2° Il est d’un imprudent, d’un fou, et même d’un mauvais citoyen de chercher à diminuer parmi les hommes l’observation de la justice et la pratique de la bienfaisance. Or que peuvent opérer pareilles propositions sinon de diminuer dans les magistrats le désir de soutenir et de rectifier les opinions religieuses sur les punitions et sur les récompenses d’une seconde vie ; et voilà le tort de certains prétendus esprits forts assez sots pour viser à détruire des opinions qui sont très vraies et très solides sur la seconde vie, mais opinions qui, quand elles seraient fausses, ce qu’ils ne peuvent jamais démontrer, seraient cependant infiniment utiles à la grande diminution des maux et à la grande augmentation des biens de la société dont ils font partie. Voilà pourquoi M. Bayle, avec tous les agréments de son esprit, m’a toujours paru un [•] homme très imprudent et un mauvais citoyen qui, semblable à Érostrate, pour se faire un nom immortel, a pris le parti de soutenir des opinions très opposées au bonheur de sa patrie.

§ 14

3° Quant au fond, il a très mal raisonné. Car de la seule idée de dieu juste [•] et bienfaisant suit nécessairement la punition et la récompense de la seconde vie, comme je l’ai montré ailleurs ; il a, ce me semble, très mal choisi entre les diverses gloires où il pouvait aspirer.

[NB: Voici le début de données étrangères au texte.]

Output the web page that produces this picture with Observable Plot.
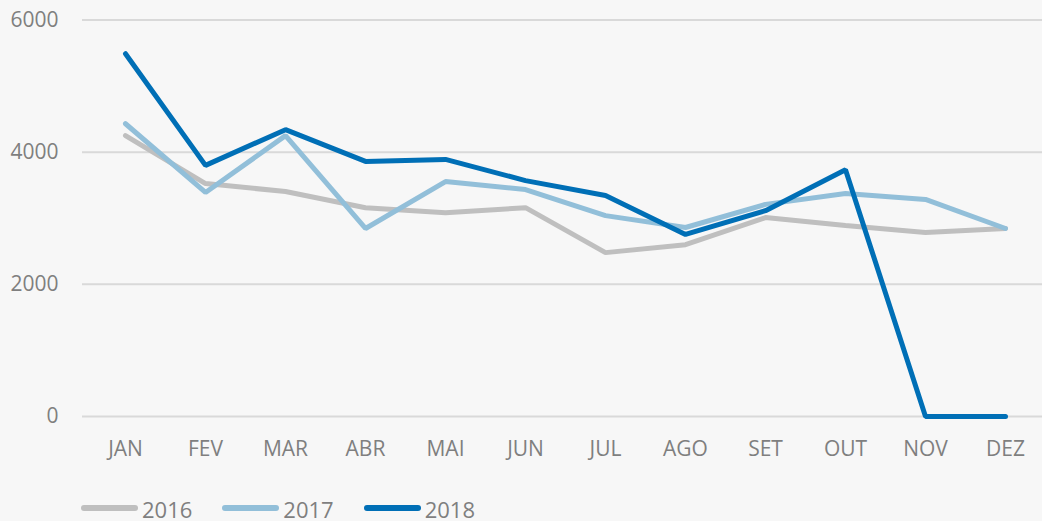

1.L’auteur désigne les Pensées diverses écrites à un docteur de la Sorbonne, à l’occasion de la comète qui parut au mois de décembre 1680 [1683], mais sa réfutation peut aussi viser des arguments développés dans la Continuation des Pensées diverses sur la comète [1704].
2.Voir les Pensées diverses sur la comète [1683], Andrée Prat et Pierre Rétat (éd.), Paris, Nizet, 1984, t. II, CXLV, p. 34-35.
3.Russien : synonyme de russe.
4.Devenue indépendante du patriarche de Constantinople, l’Église de Moscovie suivait les cérémonies de l’Église grecque : voir Moréri, Le grand dictionnaire historique, ou le mélange curieux de l’histoire sacrée et profane, Lyon, Gyrin et Rivière, 1683, t. II, partie 1, art.  « Moscovie ».